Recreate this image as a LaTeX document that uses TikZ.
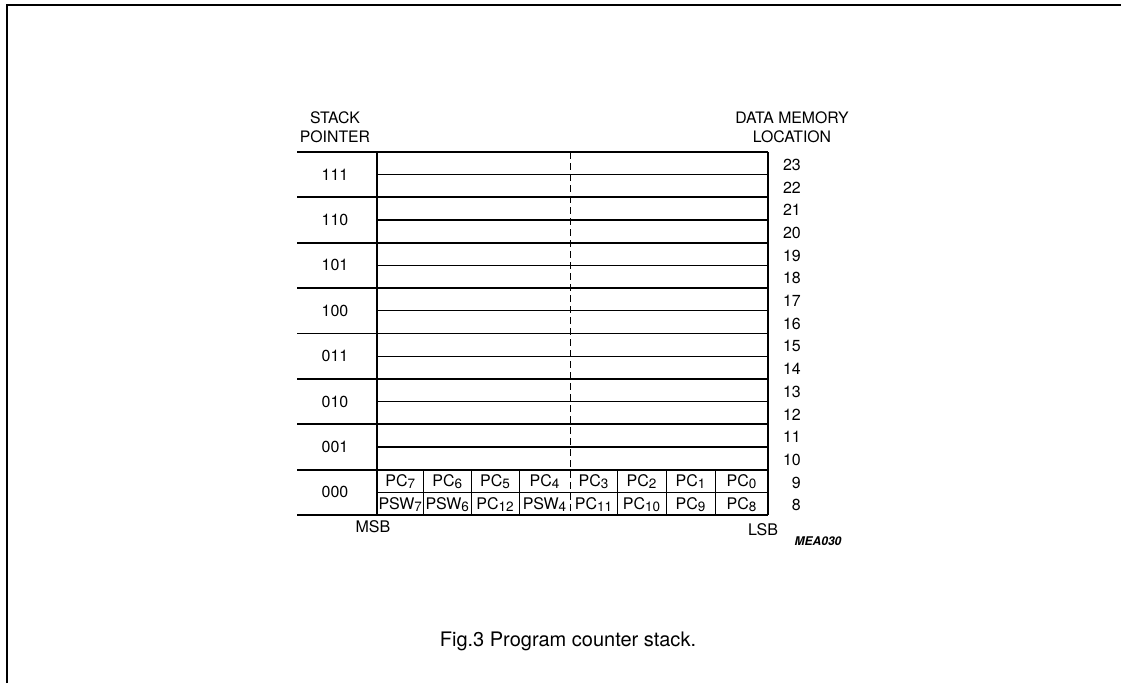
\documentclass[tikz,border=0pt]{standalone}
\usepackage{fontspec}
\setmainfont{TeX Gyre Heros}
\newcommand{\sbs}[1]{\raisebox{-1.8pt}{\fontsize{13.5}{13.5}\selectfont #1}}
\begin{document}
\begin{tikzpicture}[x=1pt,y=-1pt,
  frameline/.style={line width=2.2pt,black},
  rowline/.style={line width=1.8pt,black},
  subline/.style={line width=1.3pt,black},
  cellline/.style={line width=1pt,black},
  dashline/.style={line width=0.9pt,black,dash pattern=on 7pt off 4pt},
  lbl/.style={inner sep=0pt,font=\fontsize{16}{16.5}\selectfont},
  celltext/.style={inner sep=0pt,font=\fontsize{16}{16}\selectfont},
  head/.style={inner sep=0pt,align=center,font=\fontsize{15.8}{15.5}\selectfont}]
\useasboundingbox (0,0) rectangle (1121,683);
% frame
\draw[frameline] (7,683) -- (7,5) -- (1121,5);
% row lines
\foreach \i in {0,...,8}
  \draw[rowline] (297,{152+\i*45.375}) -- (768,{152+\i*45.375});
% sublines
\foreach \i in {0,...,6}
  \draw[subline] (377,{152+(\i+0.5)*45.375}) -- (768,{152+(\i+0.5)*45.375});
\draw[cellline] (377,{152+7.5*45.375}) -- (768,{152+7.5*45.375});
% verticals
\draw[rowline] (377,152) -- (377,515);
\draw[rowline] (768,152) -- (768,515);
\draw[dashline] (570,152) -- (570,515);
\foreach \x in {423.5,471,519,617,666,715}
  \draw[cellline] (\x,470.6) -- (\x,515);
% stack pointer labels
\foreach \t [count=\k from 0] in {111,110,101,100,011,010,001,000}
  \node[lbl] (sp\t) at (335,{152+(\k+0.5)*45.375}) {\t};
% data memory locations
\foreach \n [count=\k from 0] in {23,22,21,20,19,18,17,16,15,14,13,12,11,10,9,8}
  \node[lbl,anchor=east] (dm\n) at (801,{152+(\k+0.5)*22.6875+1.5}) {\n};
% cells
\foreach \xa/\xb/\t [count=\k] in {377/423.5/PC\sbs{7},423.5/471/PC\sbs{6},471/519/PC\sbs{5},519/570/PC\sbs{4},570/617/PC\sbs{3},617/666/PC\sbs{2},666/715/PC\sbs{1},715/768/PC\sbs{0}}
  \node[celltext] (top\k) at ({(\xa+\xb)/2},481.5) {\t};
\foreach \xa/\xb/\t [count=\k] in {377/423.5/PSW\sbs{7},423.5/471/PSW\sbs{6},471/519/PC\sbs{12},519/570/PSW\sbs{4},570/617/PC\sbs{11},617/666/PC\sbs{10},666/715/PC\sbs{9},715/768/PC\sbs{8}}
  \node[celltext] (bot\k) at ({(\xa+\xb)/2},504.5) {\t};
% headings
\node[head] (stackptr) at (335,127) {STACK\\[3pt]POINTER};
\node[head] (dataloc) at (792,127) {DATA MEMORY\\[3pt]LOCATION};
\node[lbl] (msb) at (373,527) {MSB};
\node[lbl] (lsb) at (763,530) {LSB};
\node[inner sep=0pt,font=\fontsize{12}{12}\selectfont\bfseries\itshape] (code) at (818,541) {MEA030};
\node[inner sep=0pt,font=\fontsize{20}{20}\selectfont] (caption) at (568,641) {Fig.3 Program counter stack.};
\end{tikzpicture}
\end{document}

......

(Instruction): Leave the pictures out and copy the rest of the data exactly.

(Exercise output):
Recreate this image as a LaTeX document that uses TikZ.
\documentclass[tikz,border=0pt]{standalone}
\usepackage{fontspec}
\setmainfont{TeX Gyre Heros}
\newcommand{\sbs}[1]{\raisebox{-1.8pt}{\fontsize{13.5}{13.5}\selectfont #1}}
\begin{document}
\begin{tikzpicture}[x=1pt,y=-1pt,
  frameline/.style={line width=2.2pt,black},
  rowline/.style={line width=1.8pt,black},
  subline/.style={line width=1.3pt,black},
  cellline/.style={line width=1pt,black},
  dashline/.style={line width=0.9pt,black,dash pattern=on 7pt off 4pt},
  lbl/.style={inner sep=0pt,font=\fontsize{16}{16.5}\selectfont},
  celltext/.style={inner sep=0pt,font=\fontsize{16}{16}\selectfont},
  head/.style={inner sep=0pt,align=center,font=\fontsize{15.8}{15.5}\selectfont}]
\useasboundingbox (0,0) rectangle (1121,683);
% frame
\draw[frameline] (7,683) -- (7,5) -- (1121,5);
% row lines
\foreach \i in {0,...,8}
  \draw[rowline] (297,{152+\i*45.375}) -- (768,{152+\i*45.375});
% sublines
\foreach \i in {0,...,6}
  \draw[subline] (377,{152+(\i+0.5)*45.375}) -- (768,{152+(\i+0.5)*45.375});
\draw[cellline] (377,{152+7.5*45.375}) -- (768,{152+7.5*45.375});
% verticals
\draw[rowline] (377,152) -- (377,515);
\draw[rowline] (768,152) -- (768,515);
\draw[dashline] (570,152) -- (570,515);
\foreach \x in {423.5,471,519,617,666,715}
  \draw[cellline] (\x,470.6) -- (\x,515);
% stack pointer labels
\foreach \t [count=\k from 0] in {111,110,101,100,011,010,001,000}
  \node[lbl] (sp\t) at (335,{152+(\k+0.5)*45.375}) {\t};
% data memory locations
\foreach \n [count=\k from 0] in {23,22,21,20,19,18,17,16,15,14,13,12,11,10,9,8}
  \node[lbl,anchor=east] (dm\n) at (801,{152+(\k+0.5)*22.6875+1.5}) {\n};
% cells
\foreach \xa/\xb/\t [count=\k] in {377/423.5/PC\sbs{7},423.5/471/PC\sbs{6},471/519/PC\sbs{5},519/570/PC\sbs{4},570/617/PC\sbs{3},617/666/PC\sbs{2},666/715/PC\sbs{1},715/768/PC\sbs{0}}
  \node[celltext] (top\k) at ({(\xa+\xb)/2},481.5) {\t};
\foreach \xa/\xb/\t [count=\k] in {377/423.5/PSW\sbs{7},423.5/471/PSW\sbs{6},471/519/PC\sbs{12},519/570/PSW\sbs{4},570/617/PC\sbs{11},617/666/PC\sbs{10},666/715/PC\sbs{9},715/768/PC\sbs{8}}
  \node[celltext] (bot\k) at ({(\xa+\xb)/2},504.5) {\t};
% headings
\node[head] (stackptr) at (335,127) {STACK\\[3pt]POINTER};
\node[head] (dataloc) at (792,127) {DATA MEMORY\\[3pt]LOCATION};
\node[lbl] (msb) at (373,527) {MSB};
\node[lbl] (lsb) at (763,530) {LSB};
\node[inner sep=0pt,font=\fontsize{12}{12}\selectfont\bfseries\itshape] (code) at (818,541) {MEA030};
\node[inner sep=0pt,font=\fontsize{20}{20}\selectfont] (caption) at (568,641) {Fig.3 Program counter stack.};
\end{tikzpicture}
\end{document}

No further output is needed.